### WORK TO COMPLETE
Only the lines from the one with "Clone this chart" to the one with "const titleLines = ['Three", both included, should be output, without any images.

[START OF EXERCISE INPUTS]

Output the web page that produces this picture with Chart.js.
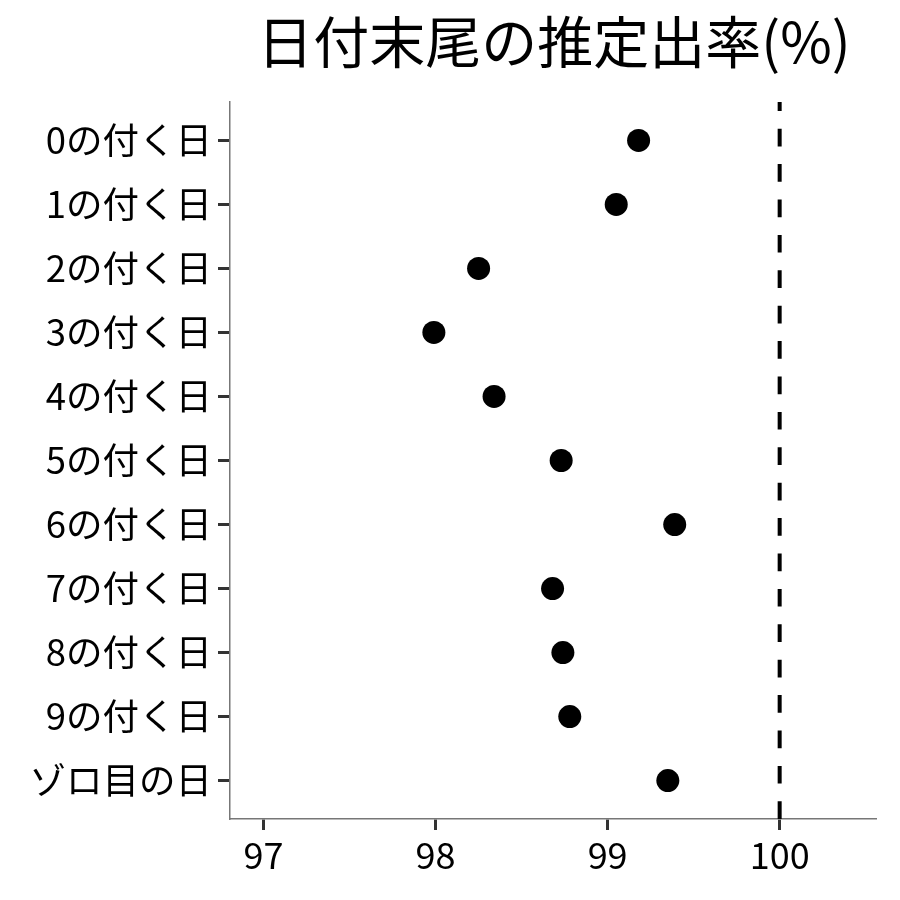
<!DOCTYPE html>
<html>
<head>
<meta charset="utf-8">
<script src="https://cdn.jsdelivr.net/npm/chart.js@4.4.1/dist/chart.umd.min.js"></script>
<style>
  html, body { margin: 0; padding: 0; background: #fff; }
  #wrap { width: 900px; height: 900px; }
</style>
</head>
<body>
<div id="wrap"><canvas id="rateChart" width="900" height="900"></canvas></div>
<script>
const titleText = "日付末尾の推定出率(%)";

const categories = [
    "0の付く日", "1の付く日", "2の付く日", "3の付く日", "4の付く日",
    "5の付く日", "6の付く日", "7の付く日", "8の付く日", "9の付く日", "ゾロ目の日"
];
const rates = [99.18, 99.05, 98.25, 97.99, 98.34, 98.73, 99.39, 98.68, 98.74, 98.78, 99.35];
const xTicks = [97, 98, 99, 100];
const refLine = 100;

const fontFamily = "'Noto Sans CJK JP', 'Noto Sans', sans-serif";

// title centred over the panel, like ggplot
const panelTitle = {
    id: 'panelTitle',
    afterDraw(chart) {
        const { ctx, chartArea } = chart;
        ctx.save();
        ctx.fillStyle = '#000';
        ctx.font = `56px ${fontFamily}`;
        ctx.textAlign = 'center';
        ctx.textBaseline = 'middle';
        ctx.fillText(titleText, (chartArea.left + chartArea.right) / 2 + 1, 42);
        ctx.restore();
    }
};

const rateChart = new Chart(document.getElementById("rateChart"), {
    type: "scatter",
    data: {
        datasets: [
            {
                label: "推定出率",
                data: rates.map((v, i) => ({ x: v, y: i })),
                backgroundColor: "#000",
                borderWidth: 0,
                pointRadius: 11.5,
                pointHoverRadius: 11.5,
            },
            {
                type: "line",
                label: "100%",
                // bottom -> top so the dash phase starts at the axis
                data: [{ x: refLine, y: 10.6 }, { x: refLine, y: -0.6 }],
                borderColor: "#000",
                borderWidth: 4,
                borderDash: [17.7, 17.7],
                pointRadius: 0,
                fill: false,
            }
        ]
    },
    options: {
        responsive: false,
        animation: false,
        layout: {
            padding: { top: 102, right: 24, left: 0, bottom: 0 }
        },
        plugins: {
            legend: { display: false },
            title: { display: false },
            tooltip: { enabled: false }
        },
        scales: {
            x: {
                type: "linear",
                min: 96.805,
                max: 100.56,
                afterBuildTicks: (scale) => {
                    scale.ticks = xTicks.map(v => ({ value: v }));
                },
                afterFit: (scale) => { scale.height = 81; },
                grid: {
                    drawOnChartArea: false,
                    drawTicks: true,
                    tickLength: 11,
                    tickWidth: 3,
                    tickColor: "#333"
                },
                border: { display: true, color: "#777", width: 1.5 },
                ticks: {
                    color: "#000",
                    padding: 4,
                    font: { family: fontFamily, size: 36 }
                }
            },
            y: {
                type: "linear",
                reverse: true,
                min: -0.6,
                max: 10.6,
                afterBuildTicks: (scale) => {
                    scale.ticks = categories.map((_, i) => ({ value: i }));
                },
                afterFit: (scale) => { scale.width = 230; },
                grid: {
                    drawOnChartArea: false,
                    drawTicks: true,
                    tickLength: 12,
                    tickWidth: 3,
                    tickColor: "#333"
                },
                border: { display: true, color: "#777", width: 1.5 },
                ticks: {
                    color: "#000",
                    padding: 6,
                    font: { family: fontFamily, size: 36.5 },
                    callback: (value) => categories[value]
                }
            }
        }
    },
    plugins: [panelTitle]
});
</script>
</body>
</html>
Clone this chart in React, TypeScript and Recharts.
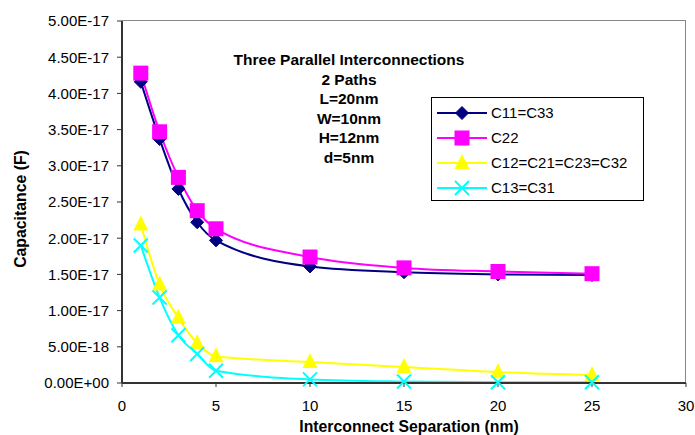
import { LineChart, Line, XAxis, YAxis } from 'recharts'

// capacitance values in units of 1e-17 F
const separation = [1, 2, 3, 4, 5, 10, 15, 20, 25]
const c11 = [4.16, 3.37, 2.68, 2.22, 1.97, 1.61, 1.53, 1.5, 1.49]
const c22 = [4.28, 3.47, 2.84, 2.38, 2.13, 1.74, 1.59, 1.54, 1.51]
const c12 = [2.19, 1.36, 0.9, 0.55, 0.37, 0.29, 0.22, 0.15, 0.11]
const c13 = [1.9, 1.18, 0.66, 0.4, 0.17, 0.05, 0.02, 0.01, 0.01]
const xTicks = [0, 5, 10, 15, 20, 25, 30]
const yTicks = [0, 0.5, 1, 1.5, 2, 2.5, 3, 3.5, 4, 4.5, 5]
const titleLines = ['Three Parallel Interconnections', '2 Paths', 'L=20nm', 'W=10nm', 'H=12nm', 'd=5nm']

const data = separation.map((s, i) => ({ s, c11: c11[i], c22: c22[i], c12: c12[i], c13: c13[i] }))

const FONT = '"Liberation Sans", Arial, sans-serif'

const fmtY = (v: number) => {
  if (v === 0) return '0.00E+00'
  return (v * 1e-17).toExponential(2).toUpperCase()
}

const marker = (kind: string, color: string, cx: number, cy: number, key?: any) => {
  if (kind === 'diamond')
    return <path key={key} d={`M${cx},${cy - 6.5}L${cx + 6.5},${cy}L${cx},${cy + 6.5}L${cx - 6.5},${cy}Z`} fill={color} stroke={color} />
  if (kind === 'square')
    return <rect key={key} x={cx - 7.5} y={cy - 7.5} width={15} height={15} fill={color} />
  if (kind === 'triangle')
    return <path key={key} d={`M${cx},${cy - 9}L${cx + 7.5},${cy + 6}L${cx - 7.5},${cy + 6}Z`} fill={color} />
  return (
    <path key={key} d={`M${cx - 7},${cy - 7}L${cx + 7},${cy + 7}M${cx + 7},${cy - 7}L${cx - 7},${cy + 7}`} stroke={color} strokeWidth={2} />
  )
}

const series = [
  { key: 'c11', name: 'C11=C33', color: '#000080', kind: 'diamond' },
  { key: 'c22', name: 'C22', color: '#FF00FF', kind: 'square' },
  { key: 'c12', name: 'C12=C21=C23=C32', color: '#FFFF00', kind: 'triangle' },
  { key: 'c13', name: 'C13=C31', color: '#00FFFF', kind: 'x' },
]

const tickStyle = { fill: '#000', fontFamily: FONT, fontSize: 15 }

export default function App() {
  return (
    <div style={{ position: 'absolute', left: 0, top: 0, width: 695, height: 435, background: '#fff' }}>
      {/* plot area frame (top / right) */}
      <div style={{ position: 'absolute', left: 122, top: 20, width: 563, height: 363, borderTop: '1px solid #888', borderRight: '1px solid #888' }} />
      <LineChart width={695} height={435} data={data} margin={{ top: 21, right: 9, bottom: 22, left: 0 }}>
        <XAxis
          dataKey="s"
          type="number"
          domain={[0, 30]}
          ticks={xTicks}
          axisLine={{ stroke: '#333', strokeWidth: 2 }}
          tickLine={{ stroke: '#333' }}
          tickSize={4}
          tickMargin={13}
          tick={tickStyle}
        />
        <YAxis
          type="number"
          domain={[0, 5]}
          ticks={yTicks}
          width={122}
          axisLine={{ stroke: '#333', strokeWidth: 2 }}
          tickLine={{ stroke: '#333' }}
          tickSize={5}
          tickMargin={8}
          tickFormatter={fmtY}
          tick={tickStyle}
        />
        {series.map((s) => (
          <Line
            key={s.key}
            dataKey={s.key}
            name={s.name}
            type="monotone"
            stroke={s.color}
            strokeWidth={2}
            isAnimationActive={false}
            dot={(p: any) => marker(s.kind, s.color, p.cx, p.cy, p.index)}
          />
        ))}
      </LineChart>
      <div style={{ position: 'absolute', left: 21, top: 209, width: 0, height: 0 }}>
        <div style={{ position: 'absolute', left: -100, top: -10, width: 200, lineHeight: '20px', textAlign: 'center', transform: 'rotate(-90deg)', fontFamily: FONT, fontSize: 15.8, fontWeight: 'bold', color: '#000', whiteSpace: 'nowrap' }}>
          Capacitance (F)
        </div>
      </div>
      <div style={{ position: 'absolute', left: 259, top: 417, width: 300, lineHeight: '20px', textAlign: 'center', fontFamily: FONT, fontSize: 15.8, fontWeight: 'bold', color: '#000', whiteSpace: 'nowrap' }}>
        Interconnect Separation (nm)
      </div>
      <div style={{ position: 'absolute', left: 199, top: 50, width: 300, textAlign: 'center', fontFamily: FONT, fontSize: 15.5, fontWeight: 'bold', lineHeight: '19.6px', color: '#000' }}>
        {titleLines.map((t) => (
          <div key={t}>{t}</div>
        ))}
      </div>
      <div style={{ position: 'absolute', left: 431, top: 97, border: '1px solid #000', background: '#fff', width: 213, height: 104, boxSizing: 'border-box', paddingTop: 2 }}>
        {series.map((s) => (
          <div key={s.key} style={{ display: 'flex', alignItems: 'center', height: 25, fontFamily: FONT, fontSize: 15, color: '#000', whiteSpace: 'nowrap' }}>
            <svg width={59} height={20} style={{ flex: 'none' }}>
              <line x1={5} y1={10} x2={55} y2={10} stroke={s.color} strokeWidth={2} />
              {marker(s.kind, s.color, 30, 10)}
            </svg>
            <span>{s.name}</span>
          </div>
        ))}
      </div>
    </div>
  )
}
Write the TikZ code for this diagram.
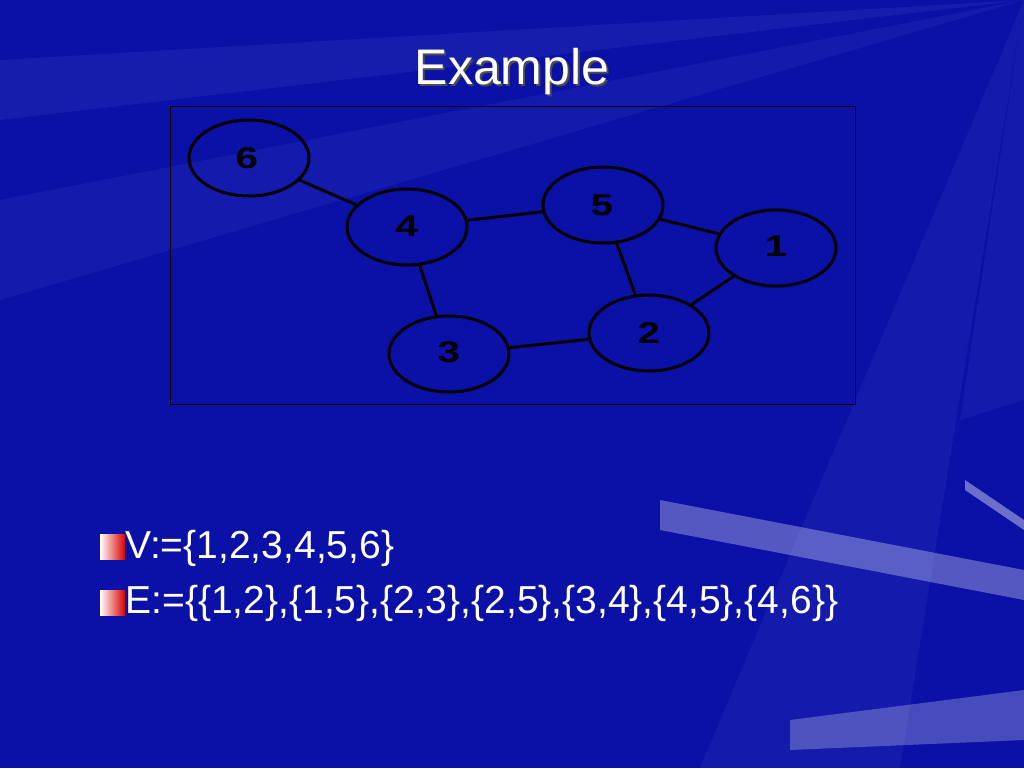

[END OF EXERCISE INPUTS]

### WORKED ANSWER
Clone this chart in React, TypeScript and Recharts.
import { LineChart, Line, XAxis, YAxis } from 'recharts'

// capacitance values in units of 1e-17 F
const separation = [1, 2, 3, 4, 5, 10, 15, 20, 25]
const c11 = [4.16, 3.37, 2.68, 2.22, 1.97, 1.61, 1.53, 1.5, 1.49]
const c22 = [4.28, 3.47, 2.84, 2.38, 2.13, 1.74, 1.59, 1.54, 1.51]
const c12 = [2.19, 1.36, 0.9, 0.55, 0.37, 0.29, 0.22, 0.15, 0.11]
const c13 = [1.9, 1.18, 0.66, 0.4, 0.17, 0.05, 0.02, 0.01, 0.01]
const xTicks = [0, 5, 10, 15, 20, 25, 30]
const yTicks = [0, 0.5, 1, 1.5, 2, 2.5, 3, 3.5, 4, 4.5, 5]
const titleLines = ['Three Parallel Interconnections', '2 Paths', 'L=20nm', 'W=10nm', 'H=12nm', 'd=5nm']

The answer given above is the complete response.